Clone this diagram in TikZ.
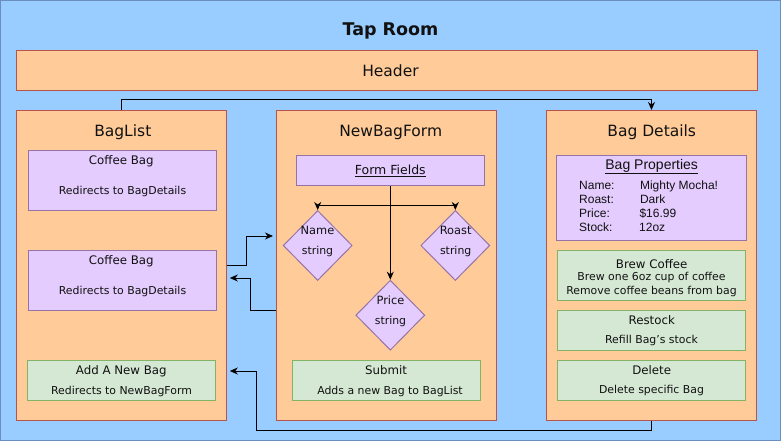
\documentclass[tikz,border=0pt]{standalone}
\usepackage{fontspec}
\setmainfont{DejaVu Sans}
\newfontfamily\arialfam{Liberation Sans}
\usetikzlibrary{arrows.meta,shapes.geometric}
\definecolor{bgblue}{HTML}{99CCFF}
\definecolor{bgline}{HTML}{6C8EBF}
\definecolor{orfill}{HTML}{FFCC99}
\definecolor{orline}{HTML}{B85450}
\definecolor{pufill}{HTML}{E5CCFF}
\definecolor{puline}{HTML}{9673A6}
\definecolor{grfill}{HTML}{D5E8D4}
\definecolor{grline}{HTML}{82B366}
\definecolor{txt}{HTML}{111111}
\begin{document}
\begin{tikzpicture}[x=1pt,y=-1pt,line width=1pt,
 obox/.style={draw=orline,fill=orfill,rectangle,inner sep=0pt},
 pbox/.style={draw=puline,fill=pufill,rectangle,inner sep=0pt},
 gbox/.style={draw=grline,fill=grfill,rectangle,inner sep=0pt},
 pdia/.style={draw=puline,fill=pufill,diamond,inner sep=0pt,minimum width=69pt,minimum height=70pt},
 ttl/.style={text=txt,font=\fontsize{15.5}{18}\selectfont,inner sep=0pt},
 big/.style={text=txt,font=\fontsize{11.8}{14}\selectfont,inner sep=0pt},
 dtxt/.style={text=txt,font=\fontsize{11.4}{14}\selectfont,inner sep=0pt},
 small/.style={text=txt,font=\fontsize{10.9}{13}\selectfont,inner sep=0pt},
 arl/.style={text=txt,font=\arialfam\fontsize{12}{14}\selectfont,inner sep=0pt,anchor=base west},
 arr/.style={draw=black,line width=1pt,-{Stealth[length=8pt,width=7pt,inset=2.5pt]}}]
\useasboundingbox (0,0) rectangle (781,441);
\node[draw=bgline,fill=bgblue,minimum width=780pt,minimum height=440pt,inner sep=0pt] (bg) at (390.5,220.5) {};
\node[text=txt,font=\bfseries\fontsize{17.5}{20}\selectfont,inner sep=0pt] (title) at (390.5,31) {Tap Room};
\node[obox,minimum width=741pt,minimum height=40pt] (header) at (386.5,71) {};
\node[ttl] (headert) at (390.5,71) {Header};
% BagList
\node[obox,minimum width=210pt,minimum height=310pt] (baglist) at (121.3,265.5) {};
\node[ttl] (baglistt) at (122.8,132) {BagList};
\node[pbox,minimum width=188pt,minimum height=60pt] (cb1) at (122.5,180) {};
\node[big] (cb1a) at (121.3,161) {Coffee Bag};
\node[small] (cb1b) at (122.5,191) {Redirects to BagDetails};
\node[pbox,minimum width=188pt,minimum height=60pt] (cb2) at (122.5,280) {};
\node[big] (cb2a) at (121.3,261) {Coffee Bag};
\node[small] (cb2b) at (122.5,291) {Redirects to BagDetails};
\node[gbox,minimum width=188pt,minimum height=40pt] (addbag) at (121.5,380) {};
\node[big] (addbaga) at (121.3,371) {Add A New Bag};
\node[small] (addbagb) at (121.5,391) {Redirects to NewBagForm};
% NewBagForm
\node[obox,minimum width=220pt,minimum height=310pt] (newbag) at (386.5,265.5) {};
\node[ttl] (newbagt) at (390.7,132) {NewBagForm};
\node[pbox,minimum width=188pt,minimum height=30pt] (formf) at (390.3,170.5) {};
\node[text=txt,font=\fontsize{12.5}{15}\selectfont,inner sep=0pt] (formft) at (390.3,171) {\underline{Form Fields}};
\node[pdia] (named) at (317.7,245.5) {};
\node[pdia] (roastd) at (455.3,245.5) {};
\node[pdia] (priced) at (390.3,315.2) {};
\node[dtxt] (namea) at (317.5,230) {Name};
\node[small] (nameb) at (317.5,251) {string};
\node[dtxt] (roasta) at (455.7,230) {Roast};
\node[small] (roastb) at (455.7,251) {string};
\node[dtxt] (pricea) at (390.5,300.5) {Price};
\node[small] (priceb) at (390.5,321) {string};
\node[gbox,minimum width=188pt,minimum height=40pt] (submit) at (386.5,380.3) {};
\node[big] (submita) at (386,370.5) {Submit};
\node[small] (submitb) at (390,391) {Adds a new Bag to BagList};
% Bag Details
\node[obox,minimum width=210pt,minimum height=310pt] (details) at (651.5,265.5) {};
\node[ttl] (detailst) at (651.7,132) {Bag Details};
\node[pbox,minimum width=190pt,minimum height=85pt] (props) at (651.5,197.8) {};
\node[text=txt,font=\arialfam\fontsize{14}{16}\selectfont,inner sep=0pt] (propst) at (651.7,166.5) {\underline{Bag Properties}};
\node[arl] (pn) at (578.7,189) {Name:};
\node[arl] (pr) at (578.7,203) {Roast:};
\node[arl] (pp) at (578.7,217) {Price:};
\node[arl] (ps) at (578.7,231) {Stock:};
\node[arl] (vn) at (639.5,189) {Mighty Mocha!};
\node[arl] (vr) at (639.5,203) {Dark};
\node[arl] (vp) at (639,217) {\$16.99};
\node[arl] (vs) at (638.7,231) {12oz};
\node[gbox,minimum width=188pt,minimum height=50pt] (brew) at (651.5,275.3) {};
\node[big] (brewa) at (651.7,263.7) {Brew Coffee};
\node[small] (brewb) at (651.5,277) {Brew one 6oz cup of coffee};
\node[small] (brewc) at (651.5,291) {Remove coffee beans from bag};
\node[gbox,minimum width=188pt,minimum height=40pt] (restock) at (651.5,330.3) {};
\node[big] (restocka) at (651.7,320.5) {Restock};
\node[small] (restockb) at (651.5,340.7) {Refill Bag's stock};
\node[gbox,minimum width=188pt,minimum height=40pt] (delete) at (651.5,380.3) {};
\node[big] (deletea) at (651.7,370.5) {Delete};
\node[small] (deleteb) at (651.5,390.7) {Delete specific Bag};
% connectors
\coordinate (jn) at (390.3,205.7);
\coordinate (turn4) at (256,430.5);
\draw[arr] (formf.south) -- (priced.north);
\draw[arr] (jn) -| (named.north);
\draw[arr] (jn) -| (roastd.north);
\draw[arr] (baglist.north) -- ++(0,-10) -| (details.north);
\draw[arr,shorten >=3pt] (baglist.east) -- ++(20,0) |- ([yshift=29.5pt]newbag.west);
\draw[arr,shorten >=3pt] ([yshift=-44.5pt]newbag.west) -- ++(-25.5,0) |- ([yshift=-12.5pt]baglist.east);
\draw[arr,shorten >=3pt] (details.south) |- (turn4) |- ([yshift=-105.5pt]baglist.east);
\end{tikzpicture}
\end{document}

◆ What you are asked to do:
Print each line of the material above exactly, with the pictures removed from your copy.

◆ Written reply:
Clone this diagram in TikZ.
\documentclass[tikz,border=0pt]{standalone}
\usepackage{fontspec}
\setmainfont{DejaVu Sans}
\newfontfamily\arialfam{Liberation Sans}
\usetikzlibrary{arrows.meta,shapes.geometric}
\definecolor{bgblue}{HTML}{99CCFF}
\definecolor{bgline}{HTML}{6C8EBF}
\definecolor{orfill}{HTML}{FFCC99}
\definecolor{orline}{HTML}{B85450}
\definecolor{pufill}{HTML}{E5CCFF}
\definecolor{puline}{HTML}{9673A6}
\definecolor{grfill}{HTML}{D5E8D4}
\definecolor{grline}{HTML}{82B366}
\definecolor{txt}{HTML}{111111}
\begin{document}
\begin{tikzpicture}[x=1pt,y=-1pt,line width=1pt,
 obox/.style={draw=orline,fill=orfill,rectangle,inner sep=0pt},
 pbox/.style={draw=puline,fill=pufill,rectangle,inner sep=0pt},
 gbox/.style={draw=grline,fill=grfill,rectangle,inner sep=0pt},
 pdia/.style={draw=puline,fill=pufill,diamond,inner sep=0pt,minimum width=69pt,minimum height=70pt},
 ttl/.style={text=txt,font=\fontsize{15.5}{18}\selectfont,inner sep=0pt},
 big/.style={text=txt,font=\fontsize{11.8}{14}\selectfont,inner sep=0pt},
 dtxt/.style={text=txt,font=\fontsize{11.4}{14}\selectfont,inner sep=0pt},
 small/.style={text=txt,font=\fontsize{10.9}{13}\selectfont,inner sep=0pt},
 arl/.style={text=txt,font=\arialfam\fontsize{12}{14}\selectfont,inner sep=0pt,anchor=base west},
 arr/.style={draw=black,line width=1pt,-{Stealth[length=8pt,width=7pt,inset=2.5pt]}}]
\useasboundingbox (0,0) rectangle (781,441);
\node[draw=bgline,fill=bgblue,minimum width=780pt,minimum height=440pt,inner sep=0pt] (bg) at (390.5,220.5) {};
\node[text=txt,font=\bfseries\fontsize{17.5}{20}\selectfont,inner sep=0pt] (title) at (390.5,31) {Tap Room};
\node[obox,minimum width=741pt,minimum height=40pt] (header) at (386.5,71) {};
\node[ttl] (headert) at (390.5,71) {Header};
% BagList
\node[obox,minimum width=210pt,minimum height=310pt] (baglist) at (121.3,265.5) {};
\node[ttl] (baglistt) at (122.8,132) {BagList};
\node[pbox,minimum width=188pt,minimum height=60pt] (cb1) at (122.5,180) {};
\node[big] (cb1a) at (121.3,161) {Coffee Bag};
\node[small] (cb1b) at (122.5,191) {Redirects to BagDetails};
\node[pbox,minimum width=188pt,minimum height=60pt] (cb2) at (122.5,280) {};
\node[big] (cb2a) at (121.3,261) {Coffee Bag};
\node[small] (cb2b) at (122.5,291) {Redirects to BagDetails};
\node[gbox,minimum width=188pt,minimum height=40pt] (addbag) at (121.5,380) {};
\node[big] (addbaga) at (121.3,371) {Add A New Bag};
\node[small] (addbagb) at (121.5,391) {Redirects to NewBagForm};
% NewBagForm
\node[obox,minimum width=220pt,minimum height=310pt] (newbag) at (386.5,265.5) {};
\node[ttl] (newbagt) at (390.7,132) {NewBagForm};
\node[pbox,minimum width=188pt,minimum height=30pt] (formf) at (390.3,170.5) {};
\node[text=txt,font=\fontsize{12.5}{15}\selectfont,inner sep=0pt] (formft) at (390.3,171) {\underline{Form Fields}};
\node[pdia] (named) at (317.7,245.5) {};
\node[pdia] (roastd) at (455.3,245.5) {};
\node[pdia] (priced) at (390.3,315.2) {};
\node[dtxt] (namea) at (317.5,230) {Name};
\node[small] (nameb) at (317.5,251) {string};
\node[dtxt] (roasta) at (455.7,230) {Roast};
\node[small] (roastb) at (455.7,251) {string};
\node[dtxt] (pricea) at (390.5,300.5) {Price};
\node[small] (priceb) at (390.5,321) {string};
\node[gbox,minimum width=188pt,minimum height=40pt] (submit) at (386.5,380.3) {};
\node[big] (submita) at (386,370.5) {Submit};
\node[small] (submitb) at (390,391) {Adds a new Bag to BagList};
% Bag Details
\node[obox,minimum width=210pt,minimum height=310pt] (details) at (651.5,265.5) {};
\node[ttl] (detailst) at (651.7,132) {Bag Details};
\node[pbox,minimum width=190pt,minimum height=85pt] (props) at (651.5,197.8) {};
\node[text=txt,font=\arialfam\fontsize{14}{16}\selectfont,inner sep=0pt] (propst) at (651.7,166.5) {\underline{Bag Properties}};
\node[arl] (pn) at (578.7,189) {Name:};
\node[arl] (pr) at (578.7,203) {Roast:};
\node[arl] (pp) at (578.7,217) {Price:};
\node[arl] (ps) at (578.7,231) {Stock:};
\node[arl] (vn) at (639.5,189) {Mighty Mocha!};
\node[arl] (vr) at (639.5,203) {Dark};
\node[arl] (vp) at (639,217) {\$16.99};
\node[arl] (vs) at (638.7,231) {12oz};
\node[gbox,minimum width=188pt,minimum height=50pt] (brew) at (651.5,275.3) {};
\node[big] (brewa) at (651.7,263.7) {Brew Coffee};
\node[small] (brewb) at (651.5,277) {Brew one 6oz cup of coffee};
\node[small] (brewc) at (651.5,291) {Remove coffee beans from bag};
\node[gbox,minimum width=188pt,minimum height=40pt] (restock) at (651.5,330.3) {};
\node[big] (restocka) at (651.7,320.5) {Restock};
\node[small] (restockb) at (651.5,340.7) {Refill Bag's stock};
\node[gbox,minimum width=188pt,minimum height=40pt] (delete) at (651.5,380.3) {};
\node[big] (deletea) at (651.7,370.5) {Delete};
\node[small] (deleteb) at (651.5,390.7) {Delete specific Bag};
% connectors
\coordinate (jn) at (390.3,205.7);
\coordinate (turn4) at (256,430.5);
\draw[arr] (formf.south) -- (priced.north);
\draw[arr] (jn) -| (named.north);
\draw[arr] (jn) -| (roastd.north);
\draw[arr] (baglist.north) -- ++(0,-10) -| (details.north);
\draw[arr,shorten >=3pt] (baglist.east) -- ++(20,0) |- ([yshift=29.5pt]newbag.west);
\draw[arr,shorten >=3pt] ([yshift=-44.5pt]newbag.west) -- ++(-25.5,0) |- ([yshift=-12.5pt]baglist.east);
\draw[arr,shorten >=3pt] (details.south) |- (turn4) |- ([yshift=-105.5pt]baglist.east);
\end{tikzpicture}
\end{document}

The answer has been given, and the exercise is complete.